Exercise directions
Read the lines below and count those that have the word "page". Respond with the number only.

Data rows
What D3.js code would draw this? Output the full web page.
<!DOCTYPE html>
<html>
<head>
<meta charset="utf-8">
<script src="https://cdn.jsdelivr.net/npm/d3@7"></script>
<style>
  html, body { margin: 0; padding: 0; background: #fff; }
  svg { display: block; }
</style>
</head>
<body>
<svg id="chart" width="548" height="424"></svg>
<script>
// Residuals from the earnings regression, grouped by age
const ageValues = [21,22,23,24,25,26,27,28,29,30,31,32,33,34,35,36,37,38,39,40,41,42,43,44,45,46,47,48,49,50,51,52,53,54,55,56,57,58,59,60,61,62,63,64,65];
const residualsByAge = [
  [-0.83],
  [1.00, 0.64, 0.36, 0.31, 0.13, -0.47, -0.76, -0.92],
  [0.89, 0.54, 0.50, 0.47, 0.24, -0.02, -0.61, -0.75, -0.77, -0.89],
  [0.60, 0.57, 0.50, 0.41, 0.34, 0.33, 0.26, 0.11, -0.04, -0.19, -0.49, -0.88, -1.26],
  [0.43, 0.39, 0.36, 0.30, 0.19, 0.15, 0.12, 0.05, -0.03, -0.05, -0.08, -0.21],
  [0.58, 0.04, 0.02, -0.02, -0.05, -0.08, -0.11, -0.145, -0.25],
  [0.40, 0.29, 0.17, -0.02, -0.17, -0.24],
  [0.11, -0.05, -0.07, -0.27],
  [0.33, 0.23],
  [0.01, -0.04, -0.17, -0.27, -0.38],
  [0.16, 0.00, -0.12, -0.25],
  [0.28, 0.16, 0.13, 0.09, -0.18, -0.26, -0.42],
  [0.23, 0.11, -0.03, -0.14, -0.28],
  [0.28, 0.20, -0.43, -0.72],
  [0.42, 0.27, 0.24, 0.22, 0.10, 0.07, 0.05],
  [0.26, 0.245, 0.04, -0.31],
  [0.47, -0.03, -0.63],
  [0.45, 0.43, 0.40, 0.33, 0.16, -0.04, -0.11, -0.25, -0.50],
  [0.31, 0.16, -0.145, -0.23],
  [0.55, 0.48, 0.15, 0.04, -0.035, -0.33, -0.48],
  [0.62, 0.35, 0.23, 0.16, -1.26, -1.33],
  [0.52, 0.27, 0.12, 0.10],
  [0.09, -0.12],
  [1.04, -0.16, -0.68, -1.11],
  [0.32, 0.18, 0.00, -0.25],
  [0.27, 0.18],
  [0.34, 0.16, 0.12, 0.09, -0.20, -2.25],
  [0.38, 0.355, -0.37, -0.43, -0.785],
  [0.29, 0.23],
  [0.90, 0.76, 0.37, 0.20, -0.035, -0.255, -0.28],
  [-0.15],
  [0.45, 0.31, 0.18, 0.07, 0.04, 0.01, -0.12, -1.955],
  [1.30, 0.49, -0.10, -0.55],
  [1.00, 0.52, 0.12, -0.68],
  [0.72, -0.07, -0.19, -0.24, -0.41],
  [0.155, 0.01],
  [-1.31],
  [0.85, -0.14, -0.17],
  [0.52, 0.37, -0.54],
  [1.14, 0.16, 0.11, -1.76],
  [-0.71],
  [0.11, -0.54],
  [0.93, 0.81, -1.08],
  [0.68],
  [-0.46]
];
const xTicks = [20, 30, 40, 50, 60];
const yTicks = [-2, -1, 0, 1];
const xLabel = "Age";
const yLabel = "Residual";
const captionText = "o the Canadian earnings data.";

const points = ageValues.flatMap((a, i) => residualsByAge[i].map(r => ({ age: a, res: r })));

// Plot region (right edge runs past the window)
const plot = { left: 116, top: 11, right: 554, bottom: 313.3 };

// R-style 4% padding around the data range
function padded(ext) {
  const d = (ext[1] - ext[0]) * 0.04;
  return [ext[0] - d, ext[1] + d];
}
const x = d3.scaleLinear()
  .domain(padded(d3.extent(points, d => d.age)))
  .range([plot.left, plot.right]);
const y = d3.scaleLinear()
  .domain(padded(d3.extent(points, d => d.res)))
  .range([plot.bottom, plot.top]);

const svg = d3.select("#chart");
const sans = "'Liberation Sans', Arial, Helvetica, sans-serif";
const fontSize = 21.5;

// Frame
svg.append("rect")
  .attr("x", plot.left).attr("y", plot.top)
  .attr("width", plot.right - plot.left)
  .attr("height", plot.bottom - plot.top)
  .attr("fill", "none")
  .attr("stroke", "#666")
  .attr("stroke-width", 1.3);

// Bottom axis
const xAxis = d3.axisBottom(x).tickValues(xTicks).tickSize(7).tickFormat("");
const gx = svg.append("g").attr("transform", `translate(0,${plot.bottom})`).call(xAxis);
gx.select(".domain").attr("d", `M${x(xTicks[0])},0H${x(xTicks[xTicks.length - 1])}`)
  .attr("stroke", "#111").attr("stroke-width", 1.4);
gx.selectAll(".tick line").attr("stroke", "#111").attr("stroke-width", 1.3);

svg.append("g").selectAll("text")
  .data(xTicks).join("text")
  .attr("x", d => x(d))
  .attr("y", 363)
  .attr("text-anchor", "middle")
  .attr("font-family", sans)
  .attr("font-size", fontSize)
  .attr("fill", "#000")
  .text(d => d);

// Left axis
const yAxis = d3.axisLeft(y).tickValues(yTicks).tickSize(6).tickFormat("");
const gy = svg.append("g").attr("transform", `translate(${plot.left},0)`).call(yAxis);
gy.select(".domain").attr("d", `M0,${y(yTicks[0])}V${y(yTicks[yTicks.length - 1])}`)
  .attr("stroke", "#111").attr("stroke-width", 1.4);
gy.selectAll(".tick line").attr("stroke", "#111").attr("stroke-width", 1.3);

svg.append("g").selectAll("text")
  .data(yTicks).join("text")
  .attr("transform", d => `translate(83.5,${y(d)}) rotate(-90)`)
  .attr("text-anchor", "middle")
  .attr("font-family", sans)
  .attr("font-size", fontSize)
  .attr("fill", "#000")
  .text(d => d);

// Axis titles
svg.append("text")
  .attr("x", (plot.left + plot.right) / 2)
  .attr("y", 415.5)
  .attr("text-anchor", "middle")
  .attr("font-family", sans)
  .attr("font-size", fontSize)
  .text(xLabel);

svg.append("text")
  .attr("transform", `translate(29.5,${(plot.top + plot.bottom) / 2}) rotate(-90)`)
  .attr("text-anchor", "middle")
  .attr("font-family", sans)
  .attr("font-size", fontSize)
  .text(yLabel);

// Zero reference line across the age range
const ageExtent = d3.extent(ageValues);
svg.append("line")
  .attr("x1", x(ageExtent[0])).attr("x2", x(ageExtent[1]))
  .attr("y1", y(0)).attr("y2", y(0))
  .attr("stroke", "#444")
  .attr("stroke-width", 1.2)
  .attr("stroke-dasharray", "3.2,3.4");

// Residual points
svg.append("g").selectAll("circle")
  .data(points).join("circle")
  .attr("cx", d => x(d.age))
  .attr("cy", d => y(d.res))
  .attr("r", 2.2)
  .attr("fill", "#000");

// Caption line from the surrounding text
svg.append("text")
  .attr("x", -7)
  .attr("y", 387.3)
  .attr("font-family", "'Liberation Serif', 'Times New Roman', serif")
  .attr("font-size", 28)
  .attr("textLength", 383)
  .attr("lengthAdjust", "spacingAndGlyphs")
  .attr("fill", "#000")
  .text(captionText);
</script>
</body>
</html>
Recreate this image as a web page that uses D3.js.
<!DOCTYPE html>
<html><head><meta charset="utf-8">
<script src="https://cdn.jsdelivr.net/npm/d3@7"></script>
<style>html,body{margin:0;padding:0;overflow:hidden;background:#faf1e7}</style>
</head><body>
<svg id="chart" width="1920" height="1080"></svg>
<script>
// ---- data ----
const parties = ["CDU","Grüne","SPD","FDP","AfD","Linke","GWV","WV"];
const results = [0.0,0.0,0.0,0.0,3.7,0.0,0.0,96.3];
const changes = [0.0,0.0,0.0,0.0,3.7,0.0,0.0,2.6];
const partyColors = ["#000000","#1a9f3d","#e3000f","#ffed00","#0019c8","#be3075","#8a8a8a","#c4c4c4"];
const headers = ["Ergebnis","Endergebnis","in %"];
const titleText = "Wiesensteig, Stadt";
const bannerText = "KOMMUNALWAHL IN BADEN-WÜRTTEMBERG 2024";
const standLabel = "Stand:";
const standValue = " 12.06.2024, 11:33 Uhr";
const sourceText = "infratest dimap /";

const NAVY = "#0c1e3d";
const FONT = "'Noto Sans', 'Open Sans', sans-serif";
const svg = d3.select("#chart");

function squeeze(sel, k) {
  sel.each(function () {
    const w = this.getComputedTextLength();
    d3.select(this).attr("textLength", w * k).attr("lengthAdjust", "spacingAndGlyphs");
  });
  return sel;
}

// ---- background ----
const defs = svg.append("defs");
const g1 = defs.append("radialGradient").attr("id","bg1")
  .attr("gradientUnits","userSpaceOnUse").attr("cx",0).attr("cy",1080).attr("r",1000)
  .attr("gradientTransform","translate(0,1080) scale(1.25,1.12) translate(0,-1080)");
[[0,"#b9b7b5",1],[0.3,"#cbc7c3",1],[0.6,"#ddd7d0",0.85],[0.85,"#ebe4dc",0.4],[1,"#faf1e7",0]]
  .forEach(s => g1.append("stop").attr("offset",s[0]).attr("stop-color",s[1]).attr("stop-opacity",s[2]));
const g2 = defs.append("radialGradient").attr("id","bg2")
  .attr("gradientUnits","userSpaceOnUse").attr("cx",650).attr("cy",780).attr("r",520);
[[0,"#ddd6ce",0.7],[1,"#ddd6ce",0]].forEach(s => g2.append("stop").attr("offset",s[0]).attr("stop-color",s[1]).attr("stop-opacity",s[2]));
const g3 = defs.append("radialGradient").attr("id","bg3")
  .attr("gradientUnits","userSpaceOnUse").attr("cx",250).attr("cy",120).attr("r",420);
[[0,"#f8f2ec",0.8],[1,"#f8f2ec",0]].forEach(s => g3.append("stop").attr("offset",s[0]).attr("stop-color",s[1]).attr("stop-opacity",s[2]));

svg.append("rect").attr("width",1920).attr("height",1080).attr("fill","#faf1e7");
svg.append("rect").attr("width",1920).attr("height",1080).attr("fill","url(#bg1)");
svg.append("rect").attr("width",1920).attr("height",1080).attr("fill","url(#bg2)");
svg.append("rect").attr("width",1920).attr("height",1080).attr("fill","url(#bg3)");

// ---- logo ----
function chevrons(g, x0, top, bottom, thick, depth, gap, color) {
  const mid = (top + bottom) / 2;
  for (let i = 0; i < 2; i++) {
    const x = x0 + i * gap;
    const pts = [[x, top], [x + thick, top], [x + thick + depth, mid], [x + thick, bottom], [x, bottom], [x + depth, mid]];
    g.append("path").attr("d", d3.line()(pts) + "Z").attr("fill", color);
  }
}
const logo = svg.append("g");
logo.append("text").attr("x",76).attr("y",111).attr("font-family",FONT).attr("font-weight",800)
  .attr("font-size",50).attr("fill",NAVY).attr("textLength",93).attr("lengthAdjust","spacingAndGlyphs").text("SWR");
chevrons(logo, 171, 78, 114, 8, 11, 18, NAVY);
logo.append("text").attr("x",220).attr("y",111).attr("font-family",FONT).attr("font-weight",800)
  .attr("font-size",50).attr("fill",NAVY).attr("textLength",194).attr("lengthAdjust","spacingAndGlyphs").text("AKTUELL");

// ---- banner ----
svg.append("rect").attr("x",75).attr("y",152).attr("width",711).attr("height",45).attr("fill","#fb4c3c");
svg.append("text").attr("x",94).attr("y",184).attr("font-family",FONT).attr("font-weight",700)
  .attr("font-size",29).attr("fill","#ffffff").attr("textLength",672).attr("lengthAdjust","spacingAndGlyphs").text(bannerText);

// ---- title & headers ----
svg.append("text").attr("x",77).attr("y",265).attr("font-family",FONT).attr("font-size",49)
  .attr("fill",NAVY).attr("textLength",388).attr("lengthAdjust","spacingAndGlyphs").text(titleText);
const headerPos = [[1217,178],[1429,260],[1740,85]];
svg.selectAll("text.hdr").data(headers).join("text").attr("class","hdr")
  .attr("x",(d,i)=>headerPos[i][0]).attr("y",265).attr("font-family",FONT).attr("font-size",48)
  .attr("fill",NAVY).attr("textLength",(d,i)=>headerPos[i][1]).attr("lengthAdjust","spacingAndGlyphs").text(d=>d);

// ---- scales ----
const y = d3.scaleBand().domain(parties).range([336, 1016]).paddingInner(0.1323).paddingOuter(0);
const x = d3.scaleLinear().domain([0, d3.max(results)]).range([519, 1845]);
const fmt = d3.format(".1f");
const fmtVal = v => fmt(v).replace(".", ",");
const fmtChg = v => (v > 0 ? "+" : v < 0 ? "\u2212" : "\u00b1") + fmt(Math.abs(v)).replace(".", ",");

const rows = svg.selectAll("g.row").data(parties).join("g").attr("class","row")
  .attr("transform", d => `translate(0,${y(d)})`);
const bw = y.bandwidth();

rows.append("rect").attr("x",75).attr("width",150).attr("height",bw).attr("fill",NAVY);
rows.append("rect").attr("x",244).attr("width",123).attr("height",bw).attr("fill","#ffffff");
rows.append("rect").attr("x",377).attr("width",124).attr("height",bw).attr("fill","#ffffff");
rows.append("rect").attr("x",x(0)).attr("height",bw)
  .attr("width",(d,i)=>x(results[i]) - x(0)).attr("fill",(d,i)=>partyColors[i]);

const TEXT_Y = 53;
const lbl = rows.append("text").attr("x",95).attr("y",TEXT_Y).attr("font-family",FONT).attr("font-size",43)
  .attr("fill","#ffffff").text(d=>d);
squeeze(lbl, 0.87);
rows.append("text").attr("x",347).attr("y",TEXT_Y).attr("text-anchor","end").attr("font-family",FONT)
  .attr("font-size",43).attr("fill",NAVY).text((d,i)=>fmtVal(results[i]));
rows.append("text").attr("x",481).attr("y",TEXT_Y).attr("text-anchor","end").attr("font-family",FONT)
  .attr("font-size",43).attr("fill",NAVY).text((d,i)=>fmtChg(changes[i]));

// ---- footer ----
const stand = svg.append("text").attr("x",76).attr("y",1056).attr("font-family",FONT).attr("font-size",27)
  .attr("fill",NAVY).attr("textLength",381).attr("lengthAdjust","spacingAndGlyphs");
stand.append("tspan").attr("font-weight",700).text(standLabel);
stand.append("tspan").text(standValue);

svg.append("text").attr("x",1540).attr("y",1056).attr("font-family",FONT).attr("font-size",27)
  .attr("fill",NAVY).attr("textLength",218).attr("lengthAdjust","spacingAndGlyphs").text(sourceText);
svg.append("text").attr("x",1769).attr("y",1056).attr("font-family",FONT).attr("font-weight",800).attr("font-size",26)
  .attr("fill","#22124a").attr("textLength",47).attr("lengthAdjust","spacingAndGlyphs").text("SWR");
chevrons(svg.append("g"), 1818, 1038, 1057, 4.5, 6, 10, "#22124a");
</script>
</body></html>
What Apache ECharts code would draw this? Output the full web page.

Final result
3